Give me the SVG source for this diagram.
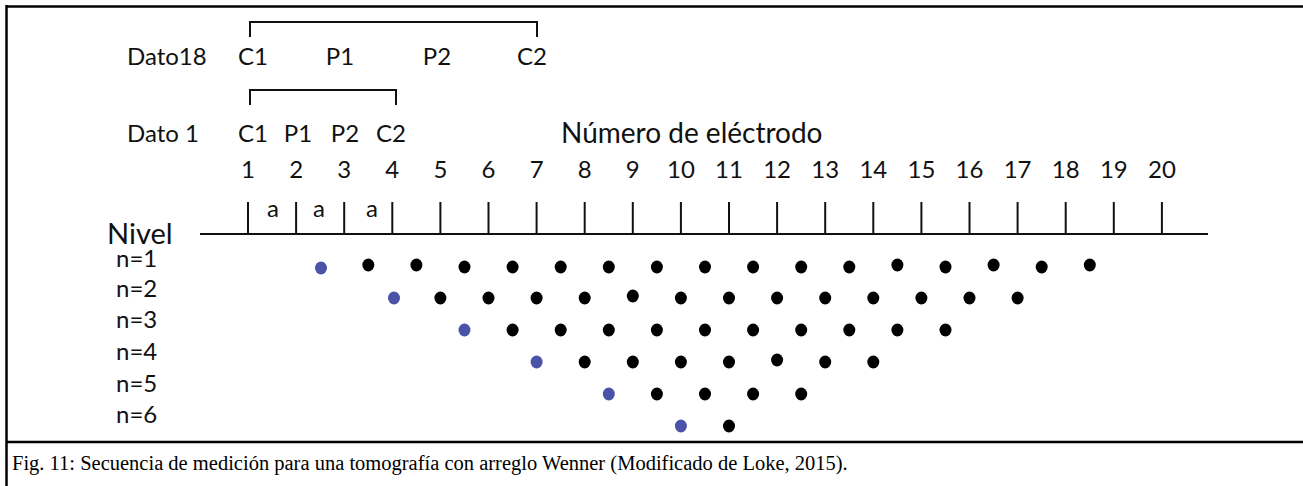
<svg xmlns="http://www.w3.org/2000/svg" width="1303" height="486" viewBox="0 0 1303 486">
<style>
.t{font-family:Lato,"Open Sans","Liberation Sans",sans-serif;fill:#111;font-size:24px}
.lbl{text-anchor:middle}
.ln{stroke:#111;stroke-width:2;fill:none}
.bd{stroke:#000;stroke-width:2.5;fill:none}
.b{fill:#000}
.u{fill:#4a53a8}
.cap{font-family:"Liberation Serif","Times New Roman",serif;font-size:20.5px;fill:#000}
</style>
<rect width="1303" height="486" fill="#fff"/>
<g id="frame">
<line class="bd" x1="6.5" y1="6.5" x2="1303" y2="6.5"/>
<line class="bd" x1="6.5" y1="5" x2="6.5" y2="486"/>
<line class="bd" x1="6" y1="442" x2="1303" y2="442"/>
</g>
<g id="dato18">
<text class="t" x="127" y="65">Dato18</text>
<path class="ln" d="M250 37 V22 H537 V37"/>
<text class="t lbl" x="253" y="65">C1</text>
<text class="t lbl" x="340" y="65">P1</text>
<text class="t lbl" x="437" y="65">P2</text>
<text class="t lbl" x="532" y="65">C2</text>
</g>
<g id="dato1">
<text class="t" x="127" y="142">Dato 1</text>
<path class="ln" d="M250 105 V90 H396 V105"/>
<text class="t lbl" x="253" y="142">C1</text>
<text class="t lbl" x="298" y="142">P1</text>
<text class="t lbl" x="345" y="142">P2</text>
<text class="t lbl" x="391" y="142">C2</text>
</g>
<g id="title">
<text class="t" x="561" y="143" style="font-size:28px">Número de eléctrodo</text>
</g>
<g id="electrodes">
<line class="ln" x1="200" y1="234" x2="1208" y2="234"/>
<g class="ln">
<line x1="248" y1="202" x2="248" y2="234"/><line x1="296.1" y1="202" x2="296.1" y2="234"/><line x1="344.2" y1="202" x2="344.2" y2="234"/><line x1="392.3" y1="202" x2="392.3" y2="234"/><line x1="440.4" y1="202" x2="440.4" y2="234"/><line x1="488.5" y1="202" x2="488.5" y2="234"/><line x1="536.6" y1="202" x2="536.6" y2="234"/><line x1="584.7" y1="202" x2="584.7" y2="234"/><line x1="632.8" y1="202" x2="632.8" y2="234"/><line x1="680.9" y1="202" x2="680.9" y2="234"/><line x1="729" y1="202" x2="729" y2="234"/><line x1="777.1" y1="202" x2="777.1" y2="234"/><line x1="825.2" y1="202" x2="825.2" y2="234"/><line x1="873.3" y1="202" x2="873.3" y2="234"/><line x1="921.4" y1="202" x2="921.4" y2="234"/><line x1="969.5" y1="202" x2="969.5" y2="234"/><line x1="1017.6" y1="202" x2="1017.6" y2="234"/><line x1="1065.7" y1="202" x2="1065.7" y2="234"/><line x1="1113.8" y1="202" x2="1113.8" y2="234"/><line x1="1161.9" y1="202" x2="1161.9" y2="234"/>
</g>
<g class="t lbl">
<text x="248" y="178">1</text><text x="296.1" y="178">2</text><text x="344.2" y="178">3</text><text x="392.3" y="178">4</text><text x="440.4" y="178">5</text><text x="488.5" y="178">6</text><text x="536.6" y="178">7</text><text x="584.7" y="178">8</text><text x="632.8" y="178">9</text><text x="680.9" y="178">10</text><text x="729" y="178">11</text><text x="777.1" y="178">12</text><text x="825.2" y="178">13</text><text x="873.3" y="178">14</text><text x="921.4" y="178">15</text><text x="969.5" y="178">16</text><text x="1017.6" y="178">17</text><text x="1065.7" y="178">18</text><text x="1113.8" y="178">19</text><text x="1161.9" y="178">20</text>
</g>
<g class="t lbl">
<text x="273" y="217">a</text><text x="319" y="217">a</text><text x="372" y="217">a</text>
</g>
</g>
<g id="levels">
<text class="t" x="107" y="244" style="font-size:29px">Nivel</text>
<text class="t" x="116" y="267">n=1</text>
<text class="t" x="116" y="297">n=2</text>
<text class="t" x="116" y="328">n=3</text>
<text class="t" x="116" y="360">n=4</text>
<text class="t" x="116" y="392">n=5</text>
<text class="t" x="116" y="423">n=6</text>
</g>
<g id="row1">
<ellipse class="u" cx="321" cy="268" rx="6" ry="6.5"/>
<g class="b">
<ellipse cx="368.3" cy="265" rx="6" ry="6.5"/><ellipse cx="416.4" cy="265" rx="6" ry="6.5"/><ellipse cx="464.5" cy="267" rx="6" ry="6.5"/><ellipse cx="512.6" cy="267" rx="6" ry="6.5"/><ellipse cx="560.7" cy="267" rx="6" ry="6.5"/><ellipse cx="608.8" cy="267" rx="6" ry="6.5"/><ellipse cx="656.9" cy="267" rx="6" ry="6.5"/><ellipse cx="705" cy="267" rx="6" ry="6.5"/><ellipse cx="753.1" cy="267" rx="6" ry="6.5"/><ellipse cx="801.2" cy="267" rx="6" ry="6.5"/><ellipse cx="849.3" cy="267" rx="6" ry="6.5"/><ellipse cx="897.4" cy="265" rx="6" ry="6.5"/><ellipse cx="945.5" cy="267" rx="6" ry="6.5"/><ellipse cx="993.6" cy="265" rx="6" ry="6.5"/><ellipse cx="1041.7" cy="267" rx="6" ry="6.5"/><ellipse cx="1089.8" cy="265" rx="6" ry="6.5"/>
</g>
</g>
<g id="row2">
<ellipse class="u" cx="394" cy="298" rx="6" ry="6.5"/>
<g class="b">
<ellipse cx="440.4" cy="298" rx="6" ry="6.5"/><ellipse cx="488.5" cy="298" rx="6" ry="6.5"/><ellipse cx="536.6" cy="298" rx="6" ry="6.5"/><ellipse cx="584.7" cy="298" rx="6" ry="6.5"/><ellipse cx="632.8" cy="296" rx="6" ry="6.5"/><ellipse cx="680.9" cy="298" rx="6" ry="6.5"/><ellipse cx="729" cy="298" rx="6" ry="6.5"/><ellipse cx="777.1" cy="298" rx="6" ry="6.5"/><ellipse cx="825.2" cy="298" rx="6" ry="6.5"/><ellipse cx="873.3" cy="298" rx="6" ry="6.5"/><ellipse cx="921.4" cy="298" rx="6" ry="6.5"/><ellipse cx="969.5" cy="298" rx="6" ry="6.5"/><ellipse cx="1017.6" cy="298" rx="6" ry="6.5"/>
</g>
</g>
<g id="row3">
<ellipse class="u" cx="464.5" cy="330" rx="6" ry="6.5"/>
<g class="b">
<ellipse cx="512.6" cy="330" rx="6" ry="6.5"/><ellipse cx="560.7" cy="330" rx="6" ry="6.5"/><ellipse cx="608.8" cy="330" rx="6" ry="6.5"/><ellipse cx="656.9" cy="330" rx="6" ry="6.5"/><ellipse cx="705" cy="330" rx="6" ry="6.5"/><ellipse cx="753.1" cy="330" rx="6" ry="6.5"/><ellipse cx="801.2" cy="330" rx="6" ry="6.5"/><ellipse cx="849.3" cy="330" rx="6" ry="6.5"/><ellipse cx="897.4" cy="330" rx="6" ry="6.5"/><ellipse cx="945.5" cy="330" rx="6" ry="6.5"/>
</g>
</g>
<g id="row4">
<ellipse class="u" cx="536.6" cy="362" rx="6" ry="6.5"/>
<g class="b">
<ellipse cx="584.7" cy="362" rx="6" ry="6.5"/><ellipse cx="632.8" cy="362" rx="6" ry="6.5"/><ellipse cx="680.9" cy="362" rx="6" ry="6.5"/><ellipse cx="729" cy="362" rx="6" ry="6.5"/><ellipse cx="777.1" cy="360" rx="6" ry="6.5"/><ellipse cx="825.2" cy="362" rx="6" ry="6.5"/><ellipse cx="873.3" cy="362" rx="6" ry="6.5"/>
</g>
</g>
<g id="row5">
<ellipse class="u" cx="608.8" cy="394" rx="6" ry="6.5"/>
<g class="b">
<ellipse cx="656.9" cy="394" rx="6" ry="6.5"/><ellipse cx="705" cy="394" rx="6" ry="6.5"/><ellipse cx="753.1" cy="394" rx="6" ry="6.5"/><ellipse cx="801.2" cy="394" rx="6" ry="6.5"/>
</g>
</g>
<g id="row6">
<ellipse class="u" cx="680.9" cy="426" rx="6" ry="6.5"/>
<ellipse class="b" cx="729" cy="426" rx="6" ry="6.5"/>
</g>
<g id="caption">
<text class="cap" x="12" y="470">Fig. 11: Secuencia de medición para una tomografía con arreglo Wenner (Modificado de Loke, 2015).</text>
</g>
</svg>
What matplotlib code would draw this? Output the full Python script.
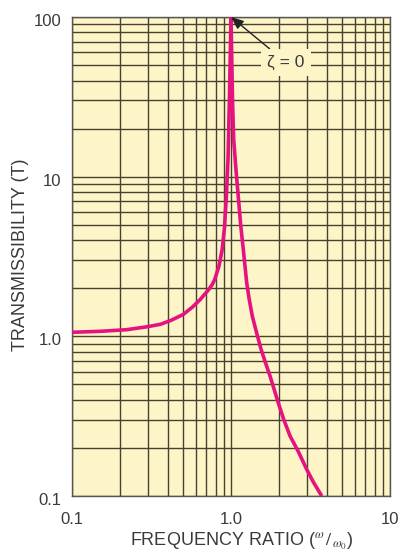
import matplotlib
matplotlib.use("Agg")
import matplotlib.pyplot as plt
from matplotlib.ticker import FixedLocator, FixedFormatter, LogLocator, NullFormatter
from matplotlib.transforms import ScaledTranslation

# ---- data ----
freq_ratio = [0.1, 0.15, 0.22, 0.30, 0.36, 0.42, 0.50, 0.57, 0.64, 0.72, 0.76, 0.79,
              0.84, 0.88, 0.91, 0.935, 0.958, 0.977, 1.0,
              1.022, 1.04, 1.075, 1.111, 1.15, 1.195, 1.255, 1.30, 1.361, 1.45, 1.545,
              1.65, 1.759, 1.98, 2.15, 2.35, 2.65, 2.99, 3.3, 3.72]
transmissibility = [1.06, 1.075, 1.10, 1.15, 1.19, 1.26, 1.37, 1.52, 1.70, 1.95, 2.1, 2.27,
                    2.75, 3.5, 4.8, 7.5, 13.0, 30.0, 100,
                    30.0, 17.0, 11.0, 7.5, 5.0, 3.5, 2.17, 1.72, 1.34, 1.05, 0.83,
                    0.68, 0.565, 0.385, 0.30, 0.238, 0.19, 0.147, 0.122, 0.1]
x_ticks = [0.1, 1.0, 10]
x_tick_labels = ["0.1", "1.0", "10"]
y_ticks = [0.1, 1.0, 10, 100]
y_tick_labels = ["0.1", "1.0", "10", "100"]
annotation_text = "ζ = 0"
annotation_point = (1.0, 100)
annotation_text_pos = (2.22, 52)

plt.rcParams['font.family'] = ['Liberation Sans', 'DejaVu Sans']
plt.rcParams['mathtext.fontset'] = 'stix'

BG = '#fdf5c8'
GRID = '#47412f'
TXT = '#3a3a3a'
CURVE = '#e5127f'

fig = plt.figure(figsize=(4.02, 5.53), dpi=100)
ax = fig.add_axes([72/402, 1-496/553, 318/402, 479/553])
ax.set_facecolor(BG)
ax.set_xscale('log')
ax.set_yscale('log')
ax.set_xlim(0.1, 10)
ax.set_ylim(0.1, 100)

ax.xaxis.set_major_locator(FixedLocator(x_ticks))
ax.xaxis.set_major_formatter(FixedFormatter(x_tick_labels))
ax.yaxis.set_major_locator(FixedLocator(y_ticks))
ax.yaxis.set_major_formatter(FixedFormatter(y_tick_labels))
ax.xaxis.set_minor_locator(LogLocator(base=10, subs=range(2, 10)))
ax.yaxis.set_minor_locator(LogLocator(base=10, subs=range(2, 10)))
ax.xaxis.set_minor_formatter(NullFormatter())
ax.yaxis.set_minor_formatter(NullFormatter())

ax.grid(which='both', color=GRID, linewidth=1.0)
ax.set_axisbelow(True)
ax.tick_params(which='both', length=0, labelsize=12, labelcolor=TXT)
ax.tick_params(axis='x', pad=11.5)
ax.tick_params(axis='y', pad=7.4)
for lab in ax.get_yticklabels():
    lab.set_transform(lab.get_transform() + ScaledTranslation(0, -3/100, fig.dpi_scale_trans))

for s in ax.spines.values():
    s.set_color('#555555')
    s.set_linewidth(1.0)

ax.plot(freq_ratio, transmissibility, color=CURVE, linewidth=2.6,
        solid_joinstyle='round', solid_capstyle='butt', zorder=3)

ax.annotate(annotation_text, xy=annotation_point, xytext=annotation_text_pos,
            fontsize=12.5, color=TXT, ha='center', va='center',
            bbox=dict(boxstyle='square,pad=0.35', facecolor=BG, edgecolor='none'),
            arrowprops=dict(arrowstyle='-|>,head_length=0.6,head_width=0.25',
                            color='#222222', linewidth=1.0, shrinkA=0, shrinkB=0),
            zorder=4)

ax.set_xlabel(r'FREQUENCY RATIO ($^{\omega\,}/_{\,\omega_0}$)', fontsize=13, color=TXT)
ax.xaxis.set_label_coords(0.534, -0.073)
ax.set_ylabel('TRANSMISSIBILITY (T)', fontsize=13, color=TXT)
ax.yaxis.set_label_coords(-0.135, 0.503)

fig.savefig('out.png', dpi=100, facecolor='white')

##########

> _Instructions to follow_
Tell how many lines of the data include the word "matplotlib", and nothing else.

> _Finished task_
6